А потом… Я опять был в Палестине на каникулах – уже летних. Но в тот вечер поехал к другу в Аль-Кудс. Снова был звонок. Подошла мама. Надо сказать, что внезапно проснувшиеся нежность и жалость к Мазузу сочетались в ней с твердостью. Одной рукой она гладила его и ласкала, другой – беспощадно боролась с его наркоманией. Поэтому меня не удивило то, что я впоследствии услышал от Ламы. (Когда ЭТО произошло, кроме мамы дома была лишь она – отца вызвали к какому-то больному, Анис – не знаю, где, бегал, а Хамда засиделась у подруги). Она слышала краем уха, как мама ответила по телефону: «Нет, у меня денег нет, а если бы и были – не дала бы». Минут через двадцать он ворвался в дом и сразу – к маме в комнату…

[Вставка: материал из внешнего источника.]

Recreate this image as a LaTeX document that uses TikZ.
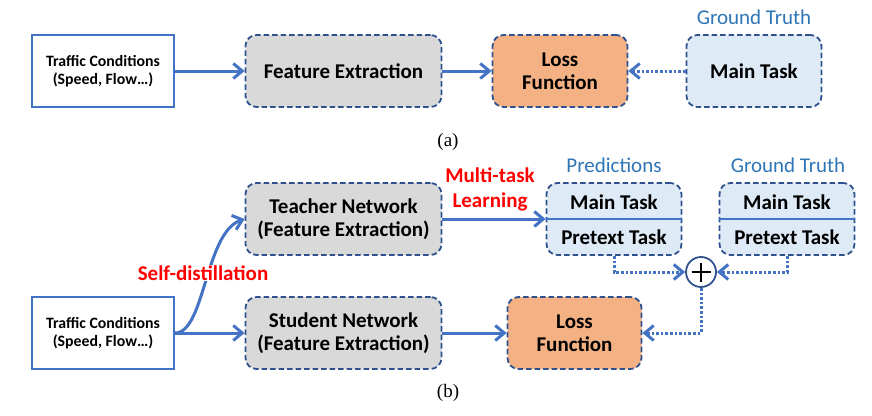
\documentclass[tikz,border=0pt]{standalone}
\usepackage{fontspec}
\setmainfont{Carlito}
\newfontfamily\capfont{Liberation Serif}
\usetikzlibrary{arrows.meta}
\definecolor{bdr}{HTML}{2F528F}
\definecolor{arr}{HTML}{4472C4}
\definecolor{gfill}{HTML}{D9D9D9}
\definecolor{ofill}{HTML}{F4B183}
\definecolor{bfill}{HTML}{DEEBF7}
\definecolor{lblue}{HTML}{2E75B6}
\begin{document}
\begin{tikzpicture}[x=1pt,y=-1pt,
  inbox/.style={draw=arr, line width=2pt, fill=white, minimum width=142pt, minimum height=72pt,
    align=center, font=\fontsize{15.8}{17.5}\selectfont\bfseries, inner sep=0pt},
  dbox/.style={draw=bdr, line width=1.8pt, dash pattern=on 5.5pt off 3pt, rounded corners=11pt,
    minimum height=72pt, align=center, font=\fontsize{21}{23}\selectfont\bfseries, inner sep=0pt},
  txt/.style={font=\fontsize{21}{24}\selectfont\bfseries, inner sep=0pt},
  lbl/.style={font=\fontsize{21}{24}\selectfont, text=lblue, inner sep=0pt},
  redlbl/.style={font=\fontsize{21}{25}\selectfont\bfseries, text=red, align=center, inner sep=1pt},
  captxt/.style={font=\capfont\fontsize{19}{22}\selectfont, inner sep=0pt},
  flow/.style={draw=arr, line width=3pt, -{Straight Barb[length=9pt,width=15pt]}},
  dots/.style={draw=arr, line width=3pt, dash pattern=on 2.6pt off 2pt, -{Straight Barb[length=9pt,width=15pt]}}
]
\useasboundingbox (0,0) rectangle (872,415);

% ---------- (a) ----------
\node[inbox] (tca) at (103,71) {Traffic Conditions\\(Speed, Flow…)};
\node[dbox, fill=gfill, minimum width=196pt] (fea) at (343.5,71) {Feature Extraction};
\node[dbox, fill=ofill, minimum width=135pt] (lossa) at (560,71) {Loss\\Function};
\node[dbox, fill=bfill, minimum width=135pt] (gta) at (754,71) {Main Task};
\node[lbl] (gtla) at (754,17) {Ground Truth};
\node[captxt] (capa) at (448,142) {(a)};

\draw[flow] (tca) -- (fea);
\draw[flow] (fea) -- (lossa);
\draw[dots] (gta) -- (lossa);

% ---------- (b) ----------
\node[inbox] (tcb) at (103,333) {Traffic Conditions\\(Speed, Flow…)};
\node[dbox, fill=gfill, minimum width=196pt] (tea) at (343.5,219) {Teacher Network\\(Feature Extraction)};
\node[dbox, fill=gfill, minimum width=196pt] (stu) at (343.5,333) {Student Network\\(Feature Extraction)};
\node[dbox, fill=ofill, minimum width=134pt] (lossb) at (574.5,333) {Loss\\Function};
\node[dbox, fill=bfill, minimum width=135pt] (pred) at (614,219) {};
\node[dbox, fill=bfill, minimum width=135pt] (gtb) at (787,219) {};
\draw[arr, line width=1.8pt] (pred.west) -- (pred.east);
\draw[arr, line width=1.8pt] (gtb.west) -- (gtb.east);
\node[txt] (pm) at (614,202) {Main Task};
\node[txt] (pp) at (614,237) {Pretext Task};
\node[txt] (gm) at (787,202) {Main Task};
\node[txt] (gp) at (787,237) {Pretext Task};
\node[lbl] (predl) at (614,165) {Predictions};
\node[lbl] (gtlb) at (788,165) {Ground Truth};

\node[circle, draw=bdr, line width=1.8pt, fill=white, minimum size=30pt, inner sep=0pt] (plus) at (701,272) {};
\draw[line width=2.2pt] ([yshift=-9.5pt]plus.center) -- ([yshift=9.5pt]plus.center);
\draw[line width=2.2pt] ([xshift=-9.5pt]plus.center) -- ([xshift=9.5pt]plus.center);

\draw[flow] (tea.east) -- (tea.east -| pred.west);
\draw[flow] (tcb) -- (stu);
\draw[flow] (stu) -- (lossb);
\draw[flow] (tcb.east) .. controls (205,333) and (205,232) .. (tea.west);
\draw[dots] (pred.south) |- (plus.west);
\draw[dots] (gtb.south) |- (plus.east);
\draw[dots] (plus.south) |- (lossb.east);

\node[redlbl, fill=white] (sd) at (203,273) {Self-distillation};
\node[redlbl] (mtl) at (490,189.5) {Multi-task\\Learning};
\node[captxt] (capb) at (448,393) {(b)};
\end{tikzpicture}
\end{document}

Еврейские газеты потом раздули из этого политическое дело – шутка ли, арабский националист, активист подполья, дважды судимый – вот, смотрите, еврейки, каково выходить замуж за арабов. Приплели несуществующую проповедь несуществующего муллы. Какая проповедь?! Какой мулла?! Шприц – вот единственный мулла, которого Мазуз слушал. А проповедь – ампула морфия. Но что верно, то верно – Лама сама рассказывала – среди его проклятий, которые неслись из маминой комнаты, звучало и «еврейка несчастная». Не исключено, что потом она кому-то об этом ляпнула, тот – еще кому-то, но как эта информация дошла до корреспондентов, которые ее столь успешно переврали, не знаю.
А я заночевал у друга. Утром, когда мы пили кофе, когда раздался звонок.
– Тебя, – удивленно сказал Мустафа, передавая мне трубку.
Звонил мой отец. Он сообщил просто и коротко, будто зачитал телеграмму:
– Срочно приезжай. Мазуз зарезал маму.
Сказано: «У Аллаха власть, и он самый быстрый из производящих расчет».
* * *
Отбормотались молитвы – ведь для всех мама была мусульманка. Гроб двинулся в путь на плечах и ладонях соседей и отцовских друзей. Казалось, гигантское насекомое перебирает ножками в разноцветных башмаках.
Я испытывал страшную боль и вместе с тем какое-то облегчение. Боль у меня была особая, не разделяемая ни с кем вокруг. И дело даже не в том, что я любил маму сильнее, чем кто-либо в нашей семье, а в том, что она меня любила сильнее, чем кого-либо. С ее гибелью меня стало намного меньше. Ушел единственный в мире человек, для которого я был единственным в мире. Что же касается облегчения… В тот день мне казалось, что я перестал рваться на части. Исчезло постоянно глядевшее на меня черными скорбными глазами бессменное молчаливое напоминание о моем еврейском происхождении. Душа перестала рваться напополам. Я вновь стал арабом. Но ненадолго.